Each line that holds the word "this" is to be identified and copied.
## Begin Records provided
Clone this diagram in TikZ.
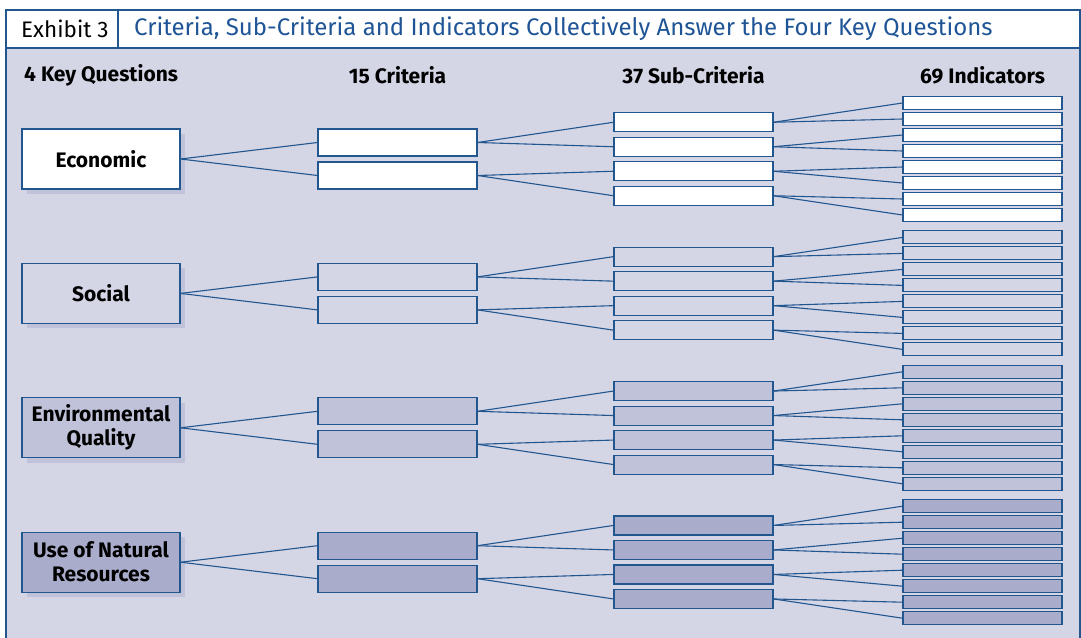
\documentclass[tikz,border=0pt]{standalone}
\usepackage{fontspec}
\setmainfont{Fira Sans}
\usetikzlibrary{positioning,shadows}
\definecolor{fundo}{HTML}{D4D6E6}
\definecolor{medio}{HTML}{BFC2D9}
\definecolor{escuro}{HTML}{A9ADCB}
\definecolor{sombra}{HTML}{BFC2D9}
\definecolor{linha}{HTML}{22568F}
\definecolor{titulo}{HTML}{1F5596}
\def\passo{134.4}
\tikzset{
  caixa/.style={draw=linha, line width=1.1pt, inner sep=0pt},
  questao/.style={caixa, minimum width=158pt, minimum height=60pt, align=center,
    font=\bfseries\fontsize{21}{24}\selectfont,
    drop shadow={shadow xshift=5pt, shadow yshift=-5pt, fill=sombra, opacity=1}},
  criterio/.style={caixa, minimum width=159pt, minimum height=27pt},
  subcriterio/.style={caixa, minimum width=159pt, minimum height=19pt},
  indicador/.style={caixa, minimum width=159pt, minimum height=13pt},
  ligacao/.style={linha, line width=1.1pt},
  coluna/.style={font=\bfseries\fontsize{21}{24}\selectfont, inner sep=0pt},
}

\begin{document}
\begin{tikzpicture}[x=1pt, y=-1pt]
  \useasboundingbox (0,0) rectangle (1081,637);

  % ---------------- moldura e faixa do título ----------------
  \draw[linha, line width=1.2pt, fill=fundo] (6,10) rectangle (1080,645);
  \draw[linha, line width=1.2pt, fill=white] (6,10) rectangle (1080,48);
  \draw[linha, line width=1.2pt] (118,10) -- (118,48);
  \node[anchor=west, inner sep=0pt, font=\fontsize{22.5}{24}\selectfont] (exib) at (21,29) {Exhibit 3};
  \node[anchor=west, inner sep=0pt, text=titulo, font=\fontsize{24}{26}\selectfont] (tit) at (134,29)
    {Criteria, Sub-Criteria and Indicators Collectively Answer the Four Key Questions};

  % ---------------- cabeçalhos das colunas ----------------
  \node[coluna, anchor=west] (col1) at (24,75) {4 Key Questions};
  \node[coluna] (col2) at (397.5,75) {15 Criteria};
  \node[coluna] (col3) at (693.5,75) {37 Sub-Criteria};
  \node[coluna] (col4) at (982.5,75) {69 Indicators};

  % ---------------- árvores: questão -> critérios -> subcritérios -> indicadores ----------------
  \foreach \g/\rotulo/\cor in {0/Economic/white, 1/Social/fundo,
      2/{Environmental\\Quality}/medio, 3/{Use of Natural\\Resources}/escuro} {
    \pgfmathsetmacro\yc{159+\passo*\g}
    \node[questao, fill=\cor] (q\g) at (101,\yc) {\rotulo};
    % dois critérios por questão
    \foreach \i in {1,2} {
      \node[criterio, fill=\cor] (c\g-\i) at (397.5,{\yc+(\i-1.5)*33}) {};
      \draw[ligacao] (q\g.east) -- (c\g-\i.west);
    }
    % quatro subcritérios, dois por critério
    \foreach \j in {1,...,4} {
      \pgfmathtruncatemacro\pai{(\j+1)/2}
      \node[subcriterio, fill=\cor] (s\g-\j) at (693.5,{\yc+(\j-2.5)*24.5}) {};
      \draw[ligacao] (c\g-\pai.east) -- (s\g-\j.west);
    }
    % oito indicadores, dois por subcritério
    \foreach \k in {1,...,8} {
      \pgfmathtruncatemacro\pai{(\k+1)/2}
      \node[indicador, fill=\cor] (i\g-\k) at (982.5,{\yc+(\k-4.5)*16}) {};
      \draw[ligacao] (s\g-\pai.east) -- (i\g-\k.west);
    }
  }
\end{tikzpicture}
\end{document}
## End Records provided
## Begin Records provided
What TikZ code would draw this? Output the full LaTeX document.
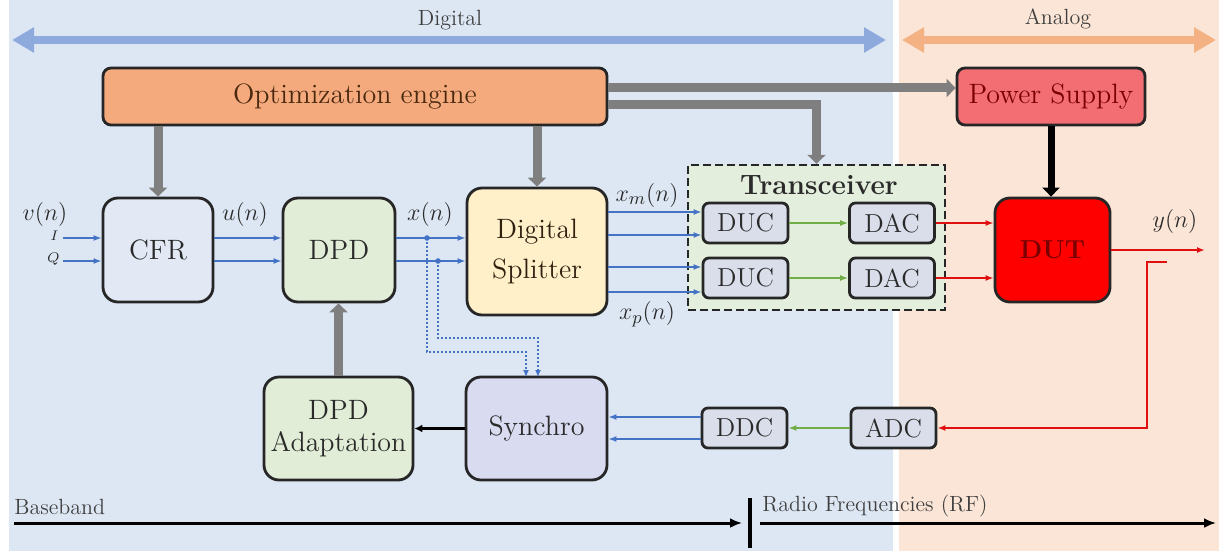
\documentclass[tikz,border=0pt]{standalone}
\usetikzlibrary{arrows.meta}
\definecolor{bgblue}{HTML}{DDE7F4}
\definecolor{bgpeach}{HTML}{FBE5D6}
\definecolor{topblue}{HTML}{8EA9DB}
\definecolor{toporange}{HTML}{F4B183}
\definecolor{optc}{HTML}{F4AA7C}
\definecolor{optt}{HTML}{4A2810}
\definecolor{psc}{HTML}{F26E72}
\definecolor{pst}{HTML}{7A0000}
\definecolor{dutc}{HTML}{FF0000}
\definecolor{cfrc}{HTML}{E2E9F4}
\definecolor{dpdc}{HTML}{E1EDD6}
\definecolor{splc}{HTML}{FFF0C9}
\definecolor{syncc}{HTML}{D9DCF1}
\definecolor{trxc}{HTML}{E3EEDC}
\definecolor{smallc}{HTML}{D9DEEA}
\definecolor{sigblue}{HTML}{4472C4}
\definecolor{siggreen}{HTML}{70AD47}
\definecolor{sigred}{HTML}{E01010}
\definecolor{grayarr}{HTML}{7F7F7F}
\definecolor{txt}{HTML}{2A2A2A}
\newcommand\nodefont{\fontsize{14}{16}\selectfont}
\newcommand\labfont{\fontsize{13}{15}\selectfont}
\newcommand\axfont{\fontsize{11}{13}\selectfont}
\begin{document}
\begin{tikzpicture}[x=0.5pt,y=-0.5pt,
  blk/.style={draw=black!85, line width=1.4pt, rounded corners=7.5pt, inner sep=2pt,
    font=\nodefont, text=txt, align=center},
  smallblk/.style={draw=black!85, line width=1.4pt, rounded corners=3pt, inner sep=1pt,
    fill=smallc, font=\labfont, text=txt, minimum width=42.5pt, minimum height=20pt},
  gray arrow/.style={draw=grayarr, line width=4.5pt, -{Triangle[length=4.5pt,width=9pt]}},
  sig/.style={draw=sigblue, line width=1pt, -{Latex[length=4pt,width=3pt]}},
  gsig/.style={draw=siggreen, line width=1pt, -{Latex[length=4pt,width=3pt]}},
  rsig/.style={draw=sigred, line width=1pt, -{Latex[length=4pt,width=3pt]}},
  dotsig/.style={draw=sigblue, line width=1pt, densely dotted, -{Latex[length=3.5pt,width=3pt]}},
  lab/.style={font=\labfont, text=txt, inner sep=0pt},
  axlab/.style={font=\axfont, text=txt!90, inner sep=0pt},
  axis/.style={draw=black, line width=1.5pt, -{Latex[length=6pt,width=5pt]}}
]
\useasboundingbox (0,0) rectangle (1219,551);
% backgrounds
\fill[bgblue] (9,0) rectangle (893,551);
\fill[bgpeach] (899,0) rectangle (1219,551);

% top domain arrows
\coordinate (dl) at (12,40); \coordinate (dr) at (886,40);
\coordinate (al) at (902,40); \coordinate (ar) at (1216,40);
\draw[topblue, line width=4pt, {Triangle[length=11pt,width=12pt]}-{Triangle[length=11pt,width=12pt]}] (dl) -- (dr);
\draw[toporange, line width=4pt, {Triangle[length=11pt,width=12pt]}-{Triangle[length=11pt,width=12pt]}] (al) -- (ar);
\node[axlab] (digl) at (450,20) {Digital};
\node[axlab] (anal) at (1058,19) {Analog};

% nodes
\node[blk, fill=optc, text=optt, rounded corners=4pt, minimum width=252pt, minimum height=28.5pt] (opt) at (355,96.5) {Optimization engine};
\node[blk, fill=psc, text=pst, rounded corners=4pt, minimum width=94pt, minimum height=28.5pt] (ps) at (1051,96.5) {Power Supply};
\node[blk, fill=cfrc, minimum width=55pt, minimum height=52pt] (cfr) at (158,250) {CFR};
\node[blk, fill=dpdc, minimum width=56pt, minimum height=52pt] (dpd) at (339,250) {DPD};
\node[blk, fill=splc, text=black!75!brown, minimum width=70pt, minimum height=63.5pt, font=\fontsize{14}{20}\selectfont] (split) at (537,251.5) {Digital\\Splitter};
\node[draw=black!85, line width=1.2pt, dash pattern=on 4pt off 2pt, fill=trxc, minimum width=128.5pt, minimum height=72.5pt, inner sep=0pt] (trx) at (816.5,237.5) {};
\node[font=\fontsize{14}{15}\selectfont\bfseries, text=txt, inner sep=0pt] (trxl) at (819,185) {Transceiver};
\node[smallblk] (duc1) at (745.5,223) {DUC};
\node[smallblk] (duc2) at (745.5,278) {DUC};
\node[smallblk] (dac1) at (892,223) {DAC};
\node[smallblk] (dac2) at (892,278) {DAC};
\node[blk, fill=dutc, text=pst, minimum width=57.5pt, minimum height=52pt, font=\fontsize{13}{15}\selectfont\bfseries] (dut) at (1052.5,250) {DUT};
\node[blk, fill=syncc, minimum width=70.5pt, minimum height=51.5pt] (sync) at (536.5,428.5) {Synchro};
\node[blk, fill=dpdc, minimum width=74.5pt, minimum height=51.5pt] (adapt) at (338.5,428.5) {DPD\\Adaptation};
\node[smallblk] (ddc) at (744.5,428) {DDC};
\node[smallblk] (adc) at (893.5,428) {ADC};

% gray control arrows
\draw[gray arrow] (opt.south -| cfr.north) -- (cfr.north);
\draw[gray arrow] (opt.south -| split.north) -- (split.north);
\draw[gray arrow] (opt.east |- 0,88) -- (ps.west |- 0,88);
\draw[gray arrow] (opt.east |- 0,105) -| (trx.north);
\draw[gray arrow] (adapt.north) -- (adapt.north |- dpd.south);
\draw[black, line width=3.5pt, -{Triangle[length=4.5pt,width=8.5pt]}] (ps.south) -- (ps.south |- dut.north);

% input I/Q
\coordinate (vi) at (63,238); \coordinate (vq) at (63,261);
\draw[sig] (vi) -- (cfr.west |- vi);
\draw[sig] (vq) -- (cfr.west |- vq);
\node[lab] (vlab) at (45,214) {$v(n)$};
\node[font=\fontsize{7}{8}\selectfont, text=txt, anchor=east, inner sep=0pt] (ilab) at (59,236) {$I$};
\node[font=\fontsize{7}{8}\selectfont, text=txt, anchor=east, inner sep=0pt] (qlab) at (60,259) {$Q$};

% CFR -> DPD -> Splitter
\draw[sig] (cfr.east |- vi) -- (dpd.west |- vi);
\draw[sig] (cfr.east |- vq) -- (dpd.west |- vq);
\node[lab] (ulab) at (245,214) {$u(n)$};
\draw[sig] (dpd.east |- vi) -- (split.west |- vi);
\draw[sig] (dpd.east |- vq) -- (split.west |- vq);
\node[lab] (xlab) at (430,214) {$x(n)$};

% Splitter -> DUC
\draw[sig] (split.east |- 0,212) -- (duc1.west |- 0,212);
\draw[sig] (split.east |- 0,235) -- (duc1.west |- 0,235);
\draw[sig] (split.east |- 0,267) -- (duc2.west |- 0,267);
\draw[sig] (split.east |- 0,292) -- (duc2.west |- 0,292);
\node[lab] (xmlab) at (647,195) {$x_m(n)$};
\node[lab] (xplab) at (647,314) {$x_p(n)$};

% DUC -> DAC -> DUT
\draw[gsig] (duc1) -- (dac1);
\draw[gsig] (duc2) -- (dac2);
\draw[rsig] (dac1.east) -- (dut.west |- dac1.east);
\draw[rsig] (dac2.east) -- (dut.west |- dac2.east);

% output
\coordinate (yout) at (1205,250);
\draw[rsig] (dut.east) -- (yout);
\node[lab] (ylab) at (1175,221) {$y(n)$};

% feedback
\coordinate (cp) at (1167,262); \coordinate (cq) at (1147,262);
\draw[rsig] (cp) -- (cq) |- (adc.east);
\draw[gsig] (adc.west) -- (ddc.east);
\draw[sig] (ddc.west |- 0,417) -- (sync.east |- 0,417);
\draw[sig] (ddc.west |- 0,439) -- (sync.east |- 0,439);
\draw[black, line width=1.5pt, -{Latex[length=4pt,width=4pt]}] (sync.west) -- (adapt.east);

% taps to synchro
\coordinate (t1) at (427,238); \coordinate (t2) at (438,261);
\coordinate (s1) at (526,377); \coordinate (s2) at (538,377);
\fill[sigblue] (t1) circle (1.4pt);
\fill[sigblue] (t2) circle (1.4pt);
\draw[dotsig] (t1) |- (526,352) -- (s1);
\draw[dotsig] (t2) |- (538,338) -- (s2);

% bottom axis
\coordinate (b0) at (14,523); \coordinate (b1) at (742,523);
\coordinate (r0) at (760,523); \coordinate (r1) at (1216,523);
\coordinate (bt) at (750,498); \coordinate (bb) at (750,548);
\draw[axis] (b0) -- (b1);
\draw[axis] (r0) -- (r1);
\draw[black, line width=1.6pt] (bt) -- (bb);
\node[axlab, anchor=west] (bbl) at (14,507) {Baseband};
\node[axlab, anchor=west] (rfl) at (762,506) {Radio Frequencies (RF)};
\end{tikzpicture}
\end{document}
## End Records provided
=== Response ===
Clone this diagram in TikZ.
What TikZ code would draw this? Output the full LaTeX document.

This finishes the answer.